### Short exercise
Return all the data below as it stands, minus the pictures.

### Given material
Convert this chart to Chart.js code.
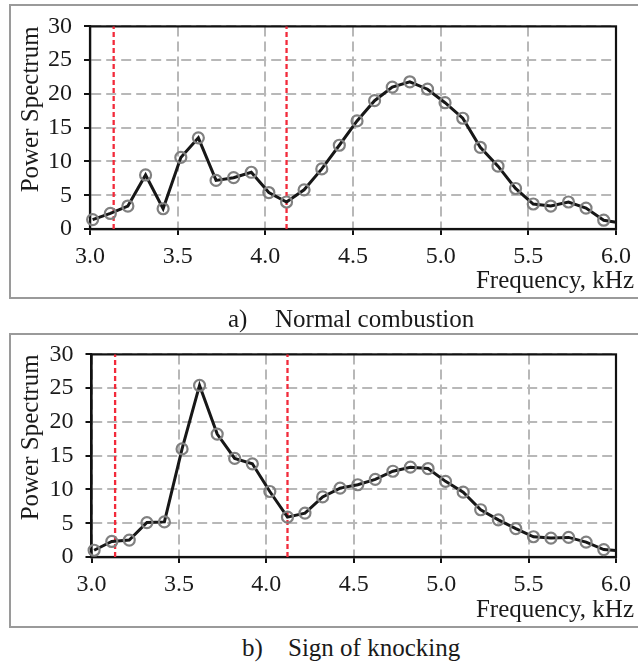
<!DOCTYPE html>
<html>
<head>
<meta charset="utf-8">
<script src="https://cdn.jsdelivr.net/npm/chart.js@4.4.1/dist/chart.umd.min.js"></script>
<style>
  html, body { margin: 0; padding: 0; background: #fff; }
  body { width: 638px; height: 666px; position: relative; overflow: hidden;
         font-family: "Liberation Serif", "Times New Roman", serif; color: #1a1a1a; }
  .box { position: absolute; left: 9px; width: 700px; height: 295px; box-sizing: border-box;
         border: 2px solid #9a9a9a; border-right: none; }
  canvas { position: absolute; left: 0; }
  .txt { position: absolute; font-size: 25px; line-height: 25px; white-space: nowrap; }
</style>
</head>
<body>
<div class="box" style="top:4px"></div>
<div class="box" style="top:333px"></div>

<canvas id="chartA" width="638" height="275" style="top:0px"></canvas>
<canvas id="chartB" width="638" height="275" style="top:328px"></canvas>

<div class="txt" style="top:267px; right:4px">Frequency, kHz</div>
<div class="txt" style="top:306px; left:228px">a)</div>
<div class="txt" style="top:306px; left:275px">Normal combustion</div>

<div class="txt" style="top:596px; right:4px">Frequency, kHz</div>
<div class="txt" style="top:635px; left:242px">b)</div>
<div class="txt" style="top:635px; left:288px">Sign of knocking</div>

<script>
// frequency bins (kHz); last entry is where the curve meets the right edge (no marker)
const freqKHz = [3.015, 3.116, 3.216, 3.317, 3.417, 3.518, 3.618, 3.719, 3.819, 3.92,
                 4.02, 4.121, 4.221, 4.322, 4.422, 4.523, 4.623, 4.724, 4.824, 4.925,
                 5.025, 5.126, 5.226, 5.327, 5.427, 5.528, 5.628, 5.729, 5.829, 5.93, 6.0];

// a) normal combustion
const normalPower = [1.4, 2.3, 3.4, 8.0, 3.0, 10.6, 13.5, 7.2, 7.6, 8.4,
                     5.4, 4.0, 5.8, 8.9, 12.4, 16.0, 19.0, 21.0, 21.8, 20.7,
                     18.7, 16.4, 12.1, 9.3, 6.0, 3.7, 3.4, 4.0, 3.1, 1.3, 1.0];

// b) sign of knocking
const knockPower = [1.0, 2.3, 2.5, 5.1, 5.2, 16.0, 25.4, 18.2, 14.6, 13.8,
                    9.7, 5.9, 6.5, 8.9, 10.2, 10.7, 11.5, 12.7, 13.3, 13.1,
                    11.2, 9.6, 7.0, 5.5, 4.2, 3.0, 2.8, 2.9, 2.2, 1.1, 0.95];

// red dashed band limits (kHz)
const bandLimits = [3.135, 4.121];

const xTicks = { min: 3, max: 6, step: 0.5 };
const yTicks = { min: 0, max: 30, step: 5 };

const FONT = '"Liberation Serif", "Times New Roman", serif';

const plotFrame = {
  id: 'plotFrame',
  beforeDatasetsDraw(chart) {
    const { ctx, chartArea: a } = chart;
    ctx.save();
    ctx.strokeStyle = '#111';
    ctx.lineWidth = 2.2;
    ctx.strokeRect(a.left, a.top, a.right - a.left, a.bottom - a.top);
    ctx.restore();
  }
};

const makeChart = (id, power, yWidth) => {
  const datasets = [{
    data: freqKHz.map((f, i) => ({ x: f, y: power[i] })),
    borderColor: '#171717',
    borderWidth: 3,
    tension: 0,
    pointRadius: ctx => (ctx.dataIndex < freqKHz.length - 1 ? 5.5 : 0),
    pointBorderWidth: 2.2,
    pointBorderColor: '#808080',
    pointBackgroundColor: 'rgba(0,0,0,0)',
    order: 1,
  }];
  bandLimits.forEach(f => {
    datasets.push({
      data: [{ x: f, y: yTicks.min }, { x: f, y: yTicks.max }],
      borderColor: '#f22a3a',
      borderWidth: 2.3,
      borderDash: [5, 3],
      pointRadius: 0,
      order: 2,
    });
  });

  const gridOpts = {
    color: '#b8b8b8', lineWidth: 2, tickLength: 6,
    tickColor: '#111', tickWidth: 2, tickBorderDash: [],
  };
  const borderOpts = { display: true, color: '#111', width: 2.2, dash: [10, 5] };

  new Chart(document.getElementById(id).getContext('2d'), {
    type: 'line',
    data: { datasets },
    plugins: [plotFrame],
    options: {
      responsive: false,
      animation: false,
      devicePixelRatio: 1,
      clip: false,
      layout: { padding: { top: 19, right: 18, left: 0, bottom: 0 } },
      plugins: { legend: { display: false }, tooltip: { enabled: false } },
      scales: {
        x: {
          type: 'linear',
          min: xTicks.min,
          max: xTicks.max,
          afterFit: s => { s.height = 46; },
          border: borderOpts,
          grid: gridOpts,
          ticks: {
            stepSize: xTicks.step, autoSkip: false, maxRotation: 0, padding: 7,
            color: '#1a1a1a', font: { family: FONT, size: 24 },
            callback: v => v.toFixed(1),
          },
        },
        y: {
          min: yTicks.min,
          max: yTicks.max,
          afterFit: s => { s.width = yWidth; },
          border: borderOpts,
          grid: gridOpts,
          ticks: {
            stepSize: yTicks.step, padding: 12,
            color: '#1a1a1a', font: { family: FONT, size: 24 },
          },
          title: {
            display: true, text: 'Power Spectrum', align: 'end',
            color: '#1a1a1a', font: { family: FONT, size: 25 },
            padding: { top: 16, bottom: 0 },
          },
        },
      },
    },
  });
};

makeChart('chartA', normalPower, 90);
makeChart('chartB', knockPower, 91.5);
</script>
</body>
</html>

### In response
Convert this chart to Chart.js code.
<!DOCTYPE html>
<html>
<head>
<meta charset="utf-8">
<script src="https://cdn.jsdelivr.net/npm/chart.js@4.4.1/dist/chart.umd.min.js"></script>
<style>
  html, body { margin: 0; padding: 0; background: #fff; }
  body { width: 638px; height: 666px; position: relative; overflow: hidden;
         font-family: "Liberation Serif", "Times New Roman", serif; color: #1a1a1a; }
  .box { position: absolute; left: 9px; width: 700px; height: 295px; box-sizing: border-box;
         border: 2px solid #9a9a9a; border-right: none; }
  canvas { position: absolute; left: 0; }
  .txt { position: absolute; font-size: 25px; line-height: 25px; white-space: nowrap; }
</style>
</head>
<body>
<div class="box" style="top:4px"></div>
<div class="box" style="top:333px"></div>

<canvas id="chartA" width="638" height="275" style="top:0px"></canvas>
<canvas id="chartB" width="638" height="275" style="top:328px"></canvas>

<div class="txt" style="top:267px; right:4px">Frequency, kHz</div>
<div class="txt" style="top:306px; left:228px">a)</div>
<div class="txt" style="top:306px; left:275px">Normal combustion</div>

<div class="txt" style="top:596px; right:4px">Frequency, kHz</div>
<div class="txt" style="top:635px; left:242px">b)</div>
<div class="txt" style="top:635px; left:288px">Sign of knocking</div>

<script>
// frequency bins (kHz); last entry is where the curve meets the right edge (no marker)
const freqKHz = [3.015, 3.116, 3.216, 3.317, 3.417, 3.518, 3.618, 3.719, 3.819, 3.92,
                 4.02, 4.121, 4.221, 4.322, 4.422, 4.523, 4.623, 4.724, 4.824, 4.925,
                 5.025, 5.126, 5.226, 5.327, 5.427, 5.528, 5.628, 5.729, 5.829, 5.93, 6.0];

// a) normal combustion
const normalPower = [1.4, 2.3, 3.4, 8.0, 3.0, 10.6, 13.5, 7.2, 7.6, 8.4,
                     5.4, 4.0, 5.8, 8.9, 12.4, 16.0, 19.0, 21.0, 21.8, 20.7,
                     18.7, 16.4, 12.1, 9.3, 6.0, 3.7, 3.4, 4.0, 3.1, 1.3, 1.0];

// b) sign of knocking
const knockPower = [1.0, 2.3, 2.5, 5.1, 5.2, 16.0, 25.4, 18.2, 14.6, 13.8,
                    9.7, 5.9, 6.5, 8.9, 10.2, 10.7, 11.5, 12.7, 13.3, 13.1,
                    11.2, 9.6, 7.0, 5.5, 4.2, 3.0, 2.8, 2.9, 2.2, 1.1, 0.95];

// red dashed band limits (kHz)
const bandLimits = [3.135, 4.121];

const xTicks = { min: 3, max: 6, step: 0.5 };
const yTicks = { min: 0, max: 30, step: 5 };

const FONT = '"Liberation Serif", "Times New Roman", serif';

const plotFrame = {
  id: 'plotFrame',
  beforeDatasetsDraw(chart) {
    const { ctx, chartArea: a } = chart;
    ctx.save();
    ctx.strokeStyle = '#111';
    ctx.lineWidth = 2.2;
    ctx.strokeRect(a.left, a.top, a.right - a.left, a.bottom - a.top);
    ctx.restore();
  }
};

const makeChart = (id, power, yWidth) => {
  const datasets = [{
    data: freqKHz.map((f, i) => ({ x: f, y: power[i] })),
    borderColor: '#171717',
    borderWidth: 3,
    tension: 0,
    pointRadius: ctx => (ctx.dataIndex < freqKHz.length - 1 ? 5.5 : 0),
    pointBorderWidth: 2.2,
    pointBorderColor: '#808080',
    pointBackgroundColor: 'rgba(0,0,0,0)',
    order: 1,
  }];
  bandLimits.forEach(f => {
    datasets.push({
      data: [{ x: f, y: yTicks.min }, { x: f, y: yTicks.max }],
      borderColor: '#f22a3a',
      borderWidth: 2.3,
      borderDash: [5, 3],
      pointRadius: 0,
      order: 2,
    });
  });

  const gridOpts = {
    color: '#b8b8b8', lineWidth: 2, tickLength: 6,
    tickColor: '#111', tickWidth: 2, tickBorderDash: [],
  };
  const borderOpts = { display: true, color: '#111', width: 2.2, dash: [10, 5] };

  new Chart(document.getElementById(id).getContext('2d'), {
    type: 'line',
    data: { datasets },
    plugins: [plotFrame],
    options: {
      responsive: false,
      animation: false,
      devicePixelRatio: 1,
      clip: false,
      layout: { padding: { top: 19, right: 18, left: 0, bottom: 0 } },
      plugins: { legend: { display: false }, tooltip: { enabled: false } },
      scales: {
        x: {
          type: 'linear',
          min: xTicks.min,
          max: xTicks.max,
          afterFit: s => { s.height = 46; },
          border: borderOpts,
          grid: gridOpts,
          ticks: {
            stepSize: xTicks.step, autoSkip: false, maxRotation: 0, padding: 7,
            color: '#1a1a1a', font: { family: FONT, size: 24 },
            callback: v => v.toFixed(1),
          },
        },
        y: {
          min: yTicks.min,
          max: yTicks.max,
          afterFit: s => { s.width = yWidth; },
          border: borderOpts,
          grid: gridOpts,
          ticks: {
            stepSize: yTicks.step, padding: 12,
            color: '#1a1a1a', font: { family: FONT, size: 24 },
          },
          title: {
            display: true, text: 'Power Spectrum', align: 'end',
            color: '#1a1a1a', font: { family: FONT, size: 25 },
            padding: { top: 16, bottom: 0 },
          },
        },
      },
    },
  });
};

makeChart('chartA', normalPower, 90);
makeChart('chartB', knockPower, 91.5);
</script>
</body>
</html>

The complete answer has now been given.